Bacsik impressed national media members when he held his official press conference after the game, as well. Compared to Bonds, who was his usual defiant self as he deflected questions about the legitimacy of his record, Bacsik was a breath of fresh air. This was his one and only opportunity to be the center of attention, and he was going to make the most of it.
Though their careers bore no resemblance to each other, neither Bacsik nor Bonds played in the big leagues again after the 2007 season. Bacsik did return to the Nats in 2008 on a minor league deal and appeared in 36 games for Triple-A Columbus. But he hung up his spikes after that and transitioned to a career in broadcasting in Dallas.

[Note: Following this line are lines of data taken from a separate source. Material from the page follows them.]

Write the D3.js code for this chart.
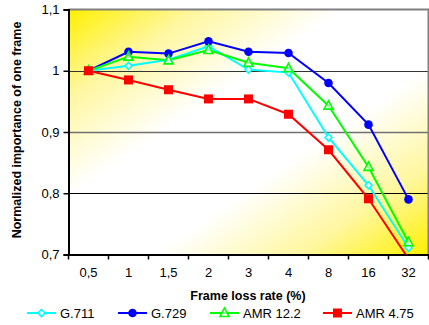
<!DOCTYPE html>
<html><head><meta charset="utf-8">
<script src="https://cdn.jsdelivr.net/npm/d3@7"></script>
<style>body{margin:0;background:#fff}svg{display:block;font-family:"Liberation Sans",Arial,sans-serif}</style>
</head><body><svg id="c" width="429" height="325"></svg>
<script>
const categories = ["0,5","1","1,5","2","3","4","8","16","32"];
const g711 = [1.0, 1.008, 1.018, 1.040, 1.002, 0.997, 0.891, 0.813, 0.711];
const g729 = [1.0, 1.031, 1.028, 1.048, 1.031, 1.029, 0.980, 0.912, 0.790];
const amr122 = [1.0, 1.023, 1.017, 1.034, 1.013, 1.004, 0.943, 0.843, 0.720];
const amr475 = [1.0, 0.985, 0.969, 0.954, 0.954, 0.929, 0.871, 0.791, 0.693];
const yTicks = [0.7, 0.8, 0.9, 1.0, 1.1];
const yTickLabels = ["0,7","0,8","0,9","1","1,1"];
const seriesNames = ["G.711","G.729","AMR 12.2","AMR 4.75"];
const seriesColors = ["#00FFFF","#0000FF","#00FF00","#FF0000"];
const seriesMarkers = ["diamond","circle","triangle","square"];
const seriesData = [g711, g729, amr122, amr475];

const svg = d3.select("#c");
const L = 68.5, R = 428.5, T = 9.5, B = 254.5;
const x = d3.scaleBand().domain(categories).range([L, R]);
const y = d3.scaleLinear().domain([0.7, 1.1]).range([B, T]);

const defs = svg.append("defs");
const gr = defs.append("linearGradient").attr("id","bg").attr("x1","0").attr("y1","0").attr("x2","1").attr("y2","1");
[[0,"#FFF000"],[0.18,"#FFF7A0"],[0.38,"#FFFFFF"],[0.62,"#FFFFFF"],[0.82,"#FFF7A0"],[1,"#FFF000"]].forEach(s=>
  gr.append("stop").attr("offset",s[0]).attr("stop-color",s[1]));
defs.append("clipPath").attr("id","clip").append("rect").attr("x",L).attr("y",T).attr("width",R-L).attr("height",B-T);

svg.append("rect").attr("x",L).attr("y",T).attr("width",R-L).attr("height",B-T).attr("fill","url(#bg)");
// grid
const gridColors = {"0.8":"#000","0.9":"#707070","1":"#333"};
svg.append("g").selectAll("line").data([0.8,0.9,1.0]).join("line")
  .attr("x1",L).attr("x2",R).attr("y1",d=>Math.round(y(d))+0.5).attr("y2",d=>Math.round(y(d))+0.5)
  .attr("stroke",d=>gridColors[String(d)]).attr("stroke-width",d=>d===0.9?1.6:1.2);
// top/right border
svg.append("path").attr("d",`M${L},${T}H${R}V${B}`).attr("fill","none").attr("stroke","#808080").attr("stroke-width",2);

// axes
const yAxis = d3.axisLeft(y).tickValues(yTicks).tickFormat((d,i)=>yTickLabels[i]).tickSize(5).tickPadding(4);
const gy = svg.append("g").attr("transform",`translate(${L},0)`).call(yAxis);
gy.select(".domain").attr("stroke","#000").attr("stroke-width",2);
gy.selectAll(".tick line").attr("stroke","#000").attr("stroke-width",1.5);
gy.selectAll("text").attr("font-size",13).attr("font-family","Liberation Sans, Arial, sans-serif").attr("fill","#000");

const xAxis = d3.axisBottom(x).tickSize(0).tickPadding(13);
const gx = svg.append("g").attr("transform",`translate(0,${B})`).call(xAxis);
gx.select(".domain").attr("stroke","#000").attr("stroke-width",2);
gx.selectAll("text").attr("font-size",13).attr("font-family","Liberation Sans, Arial, sans-serif").attr("fill","#000");
// boundary ticks
const bounds = categories.map(c=>x(c)).concat([R]);
svg.append("g").selectAll("line").data(bounds).join("line")
  .attr("x1",d=>d).attr("x2",d=>d).attr("y1",B).attr("y2",B+5).attr("stroke","#000").attr("stroke-width",1.5);

const cx = c => x(c) + x.bandwidth()/2;
const line = d3.line().x((d,i)=>cx(categories[i])).y(d=>y(d));

const plot = svg.append("g").attr("clip-path","url(#clip)");
function marker(g, type, color, px, py) {
  if (type==="circle") g.append("circle").attr("cx",px).attr("cy",py).attr("r",4.3).attr("fill",color);
  else if (type==="square") g.append("rect").attr("x",px-4.5).attr("y",py-4.5).attr("width",9).attr("height",9).attr("fill",color);
  else if (type==="triangle") g.append("path").attr("d",`M${px},${py-5}L${px+4.5},${py+3.5}L${px-4.5},${py+3.5}Z`).attr("fill","#fff").attr("fill-opacity",0.6).attr("stroke",color).attr("stroke-width",1.6);
  else g.append("path").attr("d",`M${px},${py-3.5}L${px+3.5},${py}L${px},${py+3.5}L${px-3.5},${py}Z`).attr("fill","#fff").attr("stroke",color).attr("stroke-width",1.6);
}
seriesData.forEach((data,k)=>{
  plot.append("path").datum(data).attr("d",line).attr("fill","none").attr("stroke",seriesColors[k]).attr("stroke-width",2);
});
seriesData.forEach((data,k)=>{
  const mg = plot.append("g");
  data.forEach((v,i)=>{ if (v>=0.7) marker(mg, seriesMarkers[k], seriesColors[k], cx(categories[i]), y(v)); });
});

// titles
svg.append("text").attr("x",248).attr("y",300).attr("text-anchor","middle").attr("font-size",12.5).attr("font-weight","bold").text("Frame loss rate (%)");
svg.append("text").attr("transform",`translate(21,${130}) rotate(-90)`).attr("text-anchor","middle").attr("font-size",12.5).attr("font-weight","bold").text("Normalized importance of one frame");

// legend
const legX = [27,118,210,323];
seriesNames.forEach((n,k)=>{
  const g = svg.append("g");
  const ly = 313;
  g.append("line").attr("x1",legX[k]).attr("x2",legX[k]+29).attr("y1",ly).attr("y2",ly).attr("stroke",seriesColors[k]).attr("stroke-width",2);
  marker(g, seriesMarkers[k], seriesColors[k], legX[k]+14.5, ly);
  g.append("text").attr("x",legX[k]+33).attr("y",ly+4.5).attr("font-size",13).text(n);
});
</script></body></html>
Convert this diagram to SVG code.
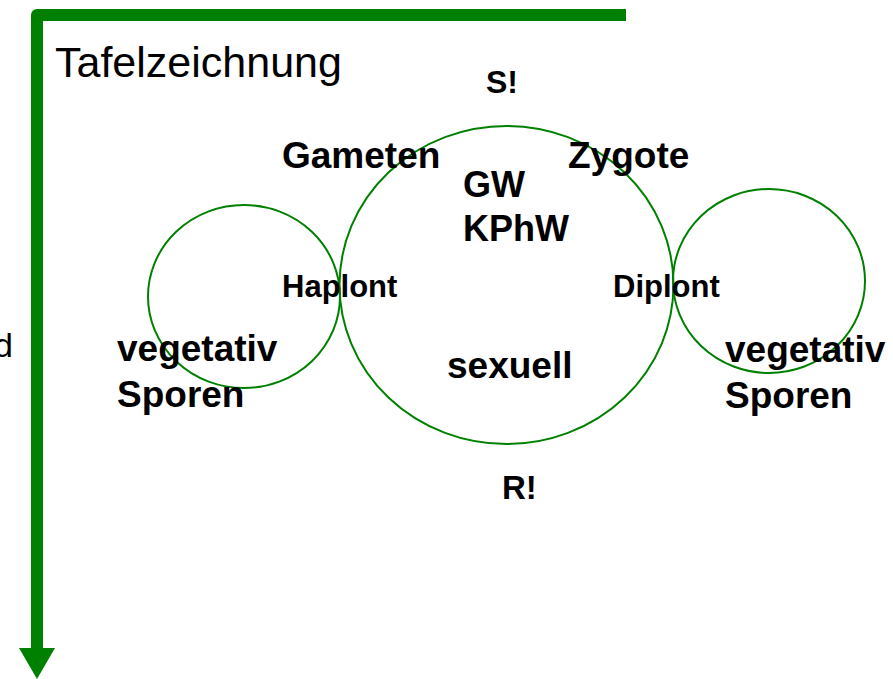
<svg xmlns="http://www.w3.org/2000/svg" width="893" height="679" viewBox="0 0 893 679">
<style>
.c{fill:none;stroke:#008000;stroke-width:2}
.b{font-family:"Liberation Sans",Arial,sans-serif;font-weight:bold;fill:#000}
.n{font-family:"Liberation Sans",Arial,sans-serif;fill:#000}
</style>
<rect width="893" height="679" fill="#fff"/>
<g id="axes">
<path d="M626 15 H37 V650" fill="none" stroke="#008000" stroke-width="12" stroke-linejoin="round"/>
<polygon points="19,648 55,648 37,679" fill="#008000"/>
</g>
<text class="n" x="55" y="77" font-size="43">Tafelzeichnung</text>
<text class="n" x="13" y="357" font-size="34" text-anchor="end">d</text>
<g id="circles">
<ellipse id="sexual" class="c" cx="506.5" cy="285" rx="167" ry="159"/>
<ellipse id="haplont" class="c" cx="244" cy="296.5" rx="96" ry="91.5"/>
<ellipse id="diplont" class="c" cx="769" cy="281" rx="96" ry="92"/>
</g>
<g id="labels">
<text class="b" x="486" y="93" font-size="32">S!</text>
<text class="b" x="282" y="168" font-size="37">Gameten</text>
<text class="b" x="568" y="168" font-size="37">Zygote</text>
<text class="b" x="463" y="197" font-size="36">GW</text>
<text class="b" x="463" y="241" font-size="36">KPhW</text>
<text class="b" x="282" y="297" font-size="31">Haplont</text>
<text class="b" x="613" y="297" font-size="31">Diplont</text>
<text class="b" x="447" y="378" font-size="37">sexuell</text>
<text class="b" x="117" y="361" font-size="37">vegetativ</text>
<text class="b" x="117" y="407" font-size="37">Sporen</text>
<text class="b" x="725" y="362" font-size="37">vegetativ</text>
<text class="b" x="725" y="408" font-size="37">Sporen</text>
<text class="b" x="502" y="499" font-size="33">R!</text>
</g>
</svg>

Bonds? Well, you know what has happened to him in the 13 years since he hit No. 756.
You don’t see that game aired very often, though. At a time when just about every baseball game of historical significance is being rebroadcast to help us get through this unprecedented stretch with no baseball, Bonds’ record-breaker isn’t celebrated very much.
I still have my own conflicted feelings about it. But I’ll always be grateful I had the opportunity to witness and chronicle it in person, and to watch an otherwise forgettable journeyman left-hander experience his 15 minutes of fame.